Lark's Tongues has great songs, but this is an album review, not a song review, so I'll keep it to that.

Fripp started writing his insane lines, in complicated time signatures, with diminished chords, and dissonances like never before. But it takes a few listens, to get all of Fripp's time signatures and things. On Part II, Bill Bruford plays 4/4 on Fripp's 5/4 on Part II only to reverse into Fripp's 5/4 on the 3rd bar. Wetton provides bass-line harmonies to not make it sound like a complete dump, which is how it would sound without Wetton on the album. David Cross' violin playing is an extravaganza, even when it's all insane dissonances, as those dissonances wouldn't sound the same, if these guys were not, the band we today call, King Crimson.
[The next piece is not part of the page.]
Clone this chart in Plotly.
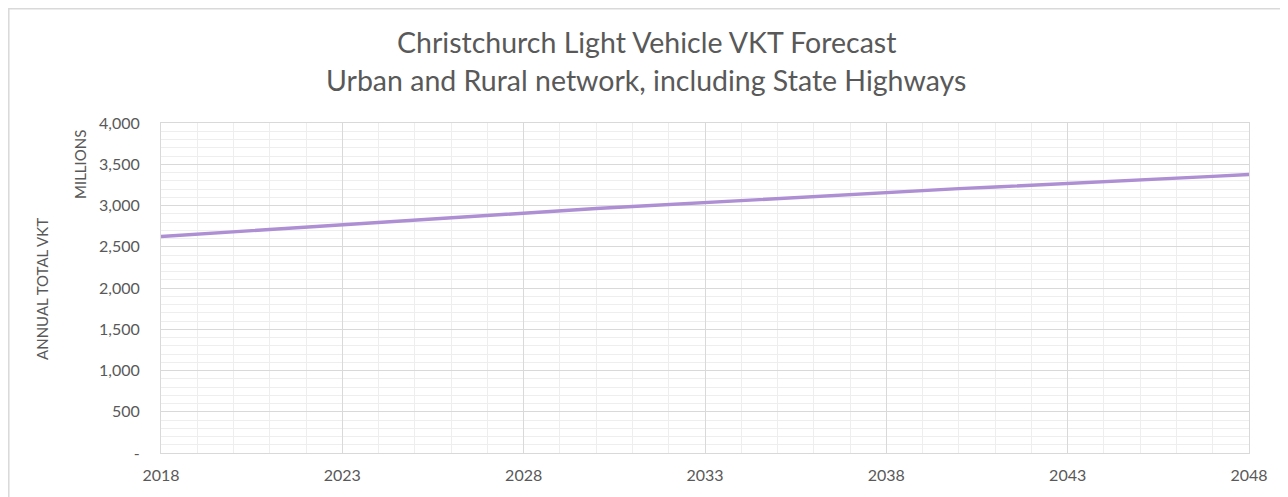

This album definitely has it's prog defining moments, in terms of composition, and maybe even lyrics, but I'm not sure Crimson wanted prog defining, or, mindblowing as headlines all over the magazines, I bet they wanted a good review that is not judged by the fact they're King Crimson. This is the last album by King Crimson until the start of the eighties to feature 4 members in it's line-up, which makes this album, to me, more special than Red.

I think a lot of people appreciate Red more than Larks Tongues, but I'll leave it until somebody makes an argument thread on the forums.

Richard Plamer-James was the man with an aim here, writing fantastic lyrics, which just make you crave for more. Palmer-James' writing was inspirational, as it was poetic, unlike all the fantasy-related prog albums of that decade. This proves that King Crimson is not only drum-banging and guitar shredding.

Lark's Tongues overall, is not a masterpiece, but a great album. I love this album, but I will not rate it a 5, as it is just, not what I feel about it.